Set task: Skip all pictures. Write out the data below from its first line through the line that contains "width=201pt,minimum height=64pt,text height=13pt,text".

Supplied data:
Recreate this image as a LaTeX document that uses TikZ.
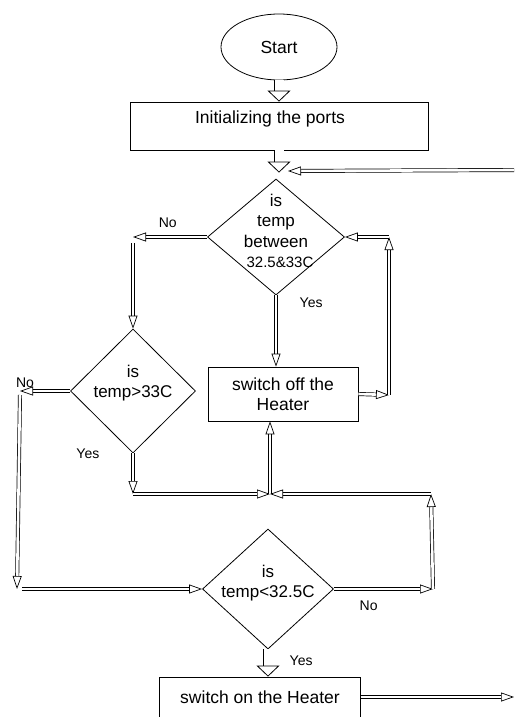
\documentclass[tikz,border=0pt]{standalone}
\usepackage{fontspec}
\setmainfont{Liberation Sans}
\usetikzlibrary{arrows.meta,positioning,calc,shapes.geometric}

\tikzset{
  stepbox/.style={draw,line width=0.8pt,rectangle,inner sep=0pt},
  decision/.style={draw,line width=0.8pt,diamond,inner sep=0pt},
  terminal/.style={draw,line width=0.8pt,ellipse,inner sep=0pt},
  decText/.style={align=center,font=\fontsize{17}{20.5}\selectfont},
  fatflow/.style={line width=0.8pt,double,double distance=9pt,-{Triangle[open,length=11pt,width=23pt]}},
  flow/.style={line width=0.7pt,double,double distance=2.6pt,-{Triangle[open,length=13pt,width=9pt]}},
  answer/.style={font=\fontsize{14}{16}\selectfont},
}

\begin{document}
\begin{tikzpicture}[x=1pt,y=-1pt,font=\fontsize{17.5}{20.5}\selectfont]
\useasboundingbox (0,0) rectangle (514,717);
\clip (0,0) rectangle (514,717);

% blocks
\node[terminal,minimum width=116pt,minimum height=66pt] (start) at (279,47) {Start};
\node[stepbox,minimum width=298pt,minimum height=48pt,text height=13pt,text depth=19pt] (init) at (279,126) {Initializing the ports\hspace*{18pt}};
\node[decision,minimum width=137pt,minimum height=116pt,
  label={[decText,yshift=6pt]center:is\\temp\\between\\\hspace*{8pt}{\fontsize{15}{18}\selectfont 32.5\&33C}}] (isMid) at (276,237) {};
\node[decision,minimum width=125pt,minimum height=124pt,
  label={[decText,yshift=8pt]center:is\\temp>33C}] (isHigh) at (133,391) {};
\node[stepbox,minimum width=150pt,minimum height=54pt,align=center] (heatOff) at (283,394) {switch off the\\Heater};
\node[decision,minimum width=131pt,minimum height=120pt,
  label={[decText,yshift=6pt]center:is\\temp<32.5C}] (isLow) at (268,589) {};
\node[stepbox,minimum width=201pt,minimum height=64pt,text height=13pt,text depth=25pt] (heatOn) at (260,709) {switch on the Heater};

% corners of the loops
\coordinate (topIn) at (514,170);
\coordinate (topJoin) at (288,171);
\coordinate (noMid) at (133,237);
\coordinate (noHigh) at (20,391);
\coordinate (leftBot) at (17,589);
\coordinate (yesHigh) at (133,494);
\coordinate (midJ) at (270,494);
\coordinate (rightJ) at (431,494);
\coordinate (noLow) at (433,589);
\coordinate (offOut) at (389,395);
\coordinate (loopTop) at (389,237);
\coordinate (onOut) at (514,697);

% main line
\draw[fatflow] (start) -- (init);
\draw[fatflow] (init.south) -- ([yshift=6pt]init.south |- isMid.north);
\draw[flow] (topIn) -- (topJoin);
\draw[flow] (isMid.west) -- node[answer,pos=0.53,above=6pt]{No} (noMid);
\draw[flow] ([yshift=-6pt]noMid) -- (isHigh.north);
\draw[flow] (isMid.south) -- node[answer,pos=0.1,right=20pt]{Yes} (isMid.south |- heatOff.north);
\draw[flow] (heatOff.east) -- (offOut);
\draw[flow] (offOut) -- (loopTop);
\draw[flow] (loopTop) -- (isMid.east);

% second test
\draw[flow] (isHigh.west) -- node[answer,pos=0.9,above=0pt]{No} (noHigh);
\draw[flow] ([yshift=-4pt]noHigh) -- (leftBot);
\draw[flow] ([xshift=5pt]leftBot) -- (isLow.west);
\draw[flow] (isHigh.south) -- node[answer,pos=0,left=30pt]{Yes} (yesHigh);
\draw[flow] (yesHigh) -- (midJ);
\draw[flow] (midJ) -- (midJ |- heatOff.south);

% third test
\draw[flow] (isLow.east) -- node[answer,pos=0.35,below=8pt]{No} (noLow);
\draw[flow] (noLow) -- (rightJ);
\draw[flow] (rightJ) -- (midJ);
\draw[fatflow] (isLow.south) -- node[answer,pos=0.4,right=18pt]{Yes} (isLow.south |- heatOn.north);
\draw[flow] (heatOn.east |- onOut) -- (onOut);
\end{tikzpicture}
\end{document}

Answer to this exercise:
Recreate this image as a LaTeX document that uses TikZ.
\documentclass[tikz,border=0pt]{standalone}
\usepackage{fontspec}
\setmainfont{Liberation Sans}
\usetikzlibrary{arrows.meta,positioning,calc,shapes.geometric}

\tikzset{
  stepbox/.style={draw,line width=0.8pt,rectangle,inner sep=0pt},
  decision/.style={draw,line width=0.8pt,diamond,inner sep=0pt},
  terminal/.style={draw,line width=0.8pt,ellipse,inner sep=0pt},
  decText/.style={align=center,font=\fontsize{17}{20.5}\selectfont},
  fatflow/.style={line width=0.8pt,double,double distance=9pt,-{Triangle[open,length=11pt,width=23pt]}},
  flow/.style={line width=0.7pt,double,double distance=2.6pt,-{Triangle[open,length=13pt,width=9pt]}},
  answer/.style={font=\fontsize{14}{16}\selectfont},
}

\begin{document}
\begin{tikzpicture}[x=1pt,y=-1pt,font=\fontsize{17.5}{20.5}\selectfont]
\useasboundingbox (0,0) rectangle (514,717);
\clip (0,0) rectangle (514,717);

% blocks
\node[terminal,minimum width=116pt,minimum height=66pt] (start) at (279,47) {Start};
\node[stepbox,minimum width=298pt,minimum height=48pt,text height=13pt,text depth=19pt] (init) at (279,126) {Initializing the ports\hspace*{18pt}};
\node[decision,minimum width=137pt,minimum height=116pt,
  label={[decText,yshift=6pt]center:is\\temp\\between\\\hspace*{8pt}{\fontsize{15}{18}\selectfont 32.5\&33C}}] (isMid) at (276,237) {};
\node[decision,minimum width=125pt,minimum height=124pt,
  label={[decText,yshift=8pt]center:is\\temp>33C}] (isHigh) at (133,391) {};
\node[stepbox,minimum width=150pt,minimum height=54pt,align=center] (heatOff) at (283,394) {switch off the\\Heater};
\node[decision,minimum width=131pt,minimum height=120pt,
  label={[decText,yshift=6pt]center:is\\temp<32.5C}] (isLow) at (268,589) {};
\node[stepbox,minimum width=201pt,minimum height=64pt,text height=13pt,text depth=25pt] (heatOn) at (260,709) {switch on the Heater};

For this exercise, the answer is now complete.